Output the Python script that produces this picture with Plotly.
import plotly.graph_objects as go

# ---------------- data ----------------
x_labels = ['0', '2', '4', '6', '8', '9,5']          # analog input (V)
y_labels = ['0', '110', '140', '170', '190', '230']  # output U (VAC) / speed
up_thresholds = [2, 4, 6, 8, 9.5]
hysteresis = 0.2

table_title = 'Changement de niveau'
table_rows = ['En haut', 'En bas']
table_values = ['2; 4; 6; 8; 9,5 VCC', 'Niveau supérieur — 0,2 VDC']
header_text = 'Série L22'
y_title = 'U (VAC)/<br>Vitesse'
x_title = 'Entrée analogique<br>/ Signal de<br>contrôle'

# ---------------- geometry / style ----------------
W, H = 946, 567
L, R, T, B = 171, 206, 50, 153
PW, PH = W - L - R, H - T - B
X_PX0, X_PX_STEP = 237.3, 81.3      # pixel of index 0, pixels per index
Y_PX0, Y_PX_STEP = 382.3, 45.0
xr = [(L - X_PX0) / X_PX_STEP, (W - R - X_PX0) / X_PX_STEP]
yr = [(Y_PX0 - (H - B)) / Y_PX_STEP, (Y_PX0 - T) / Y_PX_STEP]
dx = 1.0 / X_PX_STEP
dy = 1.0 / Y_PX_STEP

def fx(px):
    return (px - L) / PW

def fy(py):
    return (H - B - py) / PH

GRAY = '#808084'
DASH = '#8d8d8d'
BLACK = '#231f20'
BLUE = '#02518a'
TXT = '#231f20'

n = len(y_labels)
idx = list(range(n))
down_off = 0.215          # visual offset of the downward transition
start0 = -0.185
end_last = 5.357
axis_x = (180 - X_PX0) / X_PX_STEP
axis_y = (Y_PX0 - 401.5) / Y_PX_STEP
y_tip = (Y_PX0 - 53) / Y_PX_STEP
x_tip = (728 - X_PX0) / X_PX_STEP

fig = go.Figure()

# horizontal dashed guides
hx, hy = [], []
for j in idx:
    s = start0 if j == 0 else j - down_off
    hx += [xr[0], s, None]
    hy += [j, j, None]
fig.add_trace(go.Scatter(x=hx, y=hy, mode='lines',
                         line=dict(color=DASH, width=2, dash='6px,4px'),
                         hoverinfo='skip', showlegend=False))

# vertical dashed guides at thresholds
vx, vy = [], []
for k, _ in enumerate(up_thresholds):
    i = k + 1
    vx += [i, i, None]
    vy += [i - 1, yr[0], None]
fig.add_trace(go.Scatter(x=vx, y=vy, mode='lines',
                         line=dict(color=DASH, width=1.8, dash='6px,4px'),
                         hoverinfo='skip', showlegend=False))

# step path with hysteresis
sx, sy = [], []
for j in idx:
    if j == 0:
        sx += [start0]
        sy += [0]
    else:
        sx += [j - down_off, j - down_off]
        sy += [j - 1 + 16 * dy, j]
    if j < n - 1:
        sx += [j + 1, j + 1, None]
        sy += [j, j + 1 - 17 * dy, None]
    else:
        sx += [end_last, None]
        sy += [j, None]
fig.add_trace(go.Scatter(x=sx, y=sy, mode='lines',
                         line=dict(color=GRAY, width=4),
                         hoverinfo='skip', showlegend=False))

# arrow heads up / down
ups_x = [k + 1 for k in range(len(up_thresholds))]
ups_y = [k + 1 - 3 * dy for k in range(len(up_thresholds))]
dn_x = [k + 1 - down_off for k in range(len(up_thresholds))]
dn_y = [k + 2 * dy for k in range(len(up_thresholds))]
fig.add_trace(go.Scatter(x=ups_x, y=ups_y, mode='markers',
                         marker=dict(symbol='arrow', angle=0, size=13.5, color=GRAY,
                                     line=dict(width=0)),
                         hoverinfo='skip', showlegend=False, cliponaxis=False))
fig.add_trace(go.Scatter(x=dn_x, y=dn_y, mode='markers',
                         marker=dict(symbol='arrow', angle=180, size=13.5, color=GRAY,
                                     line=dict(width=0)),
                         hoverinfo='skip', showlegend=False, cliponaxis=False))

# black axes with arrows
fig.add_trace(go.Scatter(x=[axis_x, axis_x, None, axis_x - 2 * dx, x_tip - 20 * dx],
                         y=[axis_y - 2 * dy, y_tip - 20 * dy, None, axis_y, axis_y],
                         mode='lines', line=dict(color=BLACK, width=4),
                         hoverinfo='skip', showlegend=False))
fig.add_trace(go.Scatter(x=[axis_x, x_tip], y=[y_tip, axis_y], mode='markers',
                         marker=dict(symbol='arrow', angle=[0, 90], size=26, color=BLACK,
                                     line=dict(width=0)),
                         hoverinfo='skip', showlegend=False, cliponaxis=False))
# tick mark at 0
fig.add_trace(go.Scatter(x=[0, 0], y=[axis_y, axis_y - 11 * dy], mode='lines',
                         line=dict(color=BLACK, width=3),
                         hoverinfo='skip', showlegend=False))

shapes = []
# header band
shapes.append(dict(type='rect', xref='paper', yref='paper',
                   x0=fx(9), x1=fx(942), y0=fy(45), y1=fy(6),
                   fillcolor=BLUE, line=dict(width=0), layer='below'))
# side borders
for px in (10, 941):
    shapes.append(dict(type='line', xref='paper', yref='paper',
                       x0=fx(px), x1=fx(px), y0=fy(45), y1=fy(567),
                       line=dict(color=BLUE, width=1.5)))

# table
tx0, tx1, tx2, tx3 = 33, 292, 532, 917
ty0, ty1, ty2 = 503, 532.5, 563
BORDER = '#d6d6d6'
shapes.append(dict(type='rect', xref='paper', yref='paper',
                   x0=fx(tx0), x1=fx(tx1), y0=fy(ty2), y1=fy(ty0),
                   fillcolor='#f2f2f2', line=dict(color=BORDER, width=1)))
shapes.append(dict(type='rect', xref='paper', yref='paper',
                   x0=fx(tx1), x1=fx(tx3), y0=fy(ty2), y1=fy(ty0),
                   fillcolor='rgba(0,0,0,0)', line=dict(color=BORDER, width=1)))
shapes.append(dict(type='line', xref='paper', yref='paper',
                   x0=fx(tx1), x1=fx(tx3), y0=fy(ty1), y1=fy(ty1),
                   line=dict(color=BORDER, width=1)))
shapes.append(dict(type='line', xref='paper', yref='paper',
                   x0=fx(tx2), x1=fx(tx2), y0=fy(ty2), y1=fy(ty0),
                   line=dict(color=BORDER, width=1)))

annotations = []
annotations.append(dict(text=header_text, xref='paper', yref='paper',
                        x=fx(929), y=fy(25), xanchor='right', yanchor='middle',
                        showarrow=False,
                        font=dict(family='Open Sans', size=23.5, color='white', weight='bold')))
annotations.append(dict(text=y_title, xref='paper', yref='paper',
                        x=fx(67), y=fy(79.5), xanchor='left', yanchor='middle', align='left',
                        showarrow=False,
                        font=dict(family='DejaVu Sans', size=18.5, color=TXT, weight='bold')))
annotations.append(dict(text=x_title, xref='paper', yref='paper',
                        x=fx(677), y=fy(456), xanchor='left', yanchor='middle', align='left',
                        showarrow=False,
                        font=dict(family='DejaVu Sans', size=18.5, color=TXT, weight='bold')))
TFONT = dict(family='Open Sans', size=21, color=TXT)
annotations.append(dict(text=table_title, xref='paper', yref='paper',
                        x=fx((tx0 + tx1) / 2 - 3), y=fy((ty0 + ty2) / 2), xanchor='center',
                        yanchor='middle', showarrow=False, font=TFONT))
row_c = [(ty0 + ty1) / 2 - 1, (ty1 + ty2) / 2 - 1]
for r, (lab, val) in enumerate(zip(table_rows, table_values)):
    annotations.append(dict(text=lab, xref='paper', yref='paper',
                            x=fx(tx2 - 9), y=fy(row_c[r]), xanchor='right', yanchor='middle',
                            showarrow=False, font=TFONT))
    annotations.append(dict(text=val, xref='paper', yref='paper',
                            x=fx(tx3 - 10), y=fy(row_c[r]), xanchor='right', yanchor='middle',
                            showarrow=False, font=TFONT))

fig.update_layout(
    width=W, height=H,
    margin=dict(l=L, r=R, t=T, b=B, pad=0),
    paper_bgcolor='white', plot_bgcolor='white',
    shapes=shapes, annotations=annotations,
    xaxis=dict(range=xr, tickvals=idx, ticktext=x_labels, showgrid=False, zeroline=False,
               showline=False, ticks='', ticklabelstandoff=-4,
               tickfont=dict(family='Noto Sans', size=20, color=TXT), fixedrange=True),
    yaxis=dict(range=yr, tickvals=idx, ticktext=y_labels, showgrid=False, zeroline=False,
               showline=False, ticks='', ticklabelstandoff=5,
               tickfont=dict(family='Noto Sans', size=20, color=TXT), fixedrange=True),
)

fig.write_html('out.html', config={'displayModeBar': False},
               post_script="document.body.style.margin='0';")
——
- _What is expected_:
Emit, unaltered, the lines from the top of the listing down through the line that holds "hysteresis = 0.2"; emit nothing else.

- _Correct output_:
Output the Python script that produces this picture with Plotly.
import plotly.graph_objects as go

# ---------------- data ----------------
x_labels = ['0', '2', '4', '6', '8', '9,5']          # analog input (V)
y_labels = ['0', '110', '140', '170', '190', '230']  # output U (VAC) / speed
up_thresholds = [2, 4, 6, 8, 9.5]
hysteresis = 0.2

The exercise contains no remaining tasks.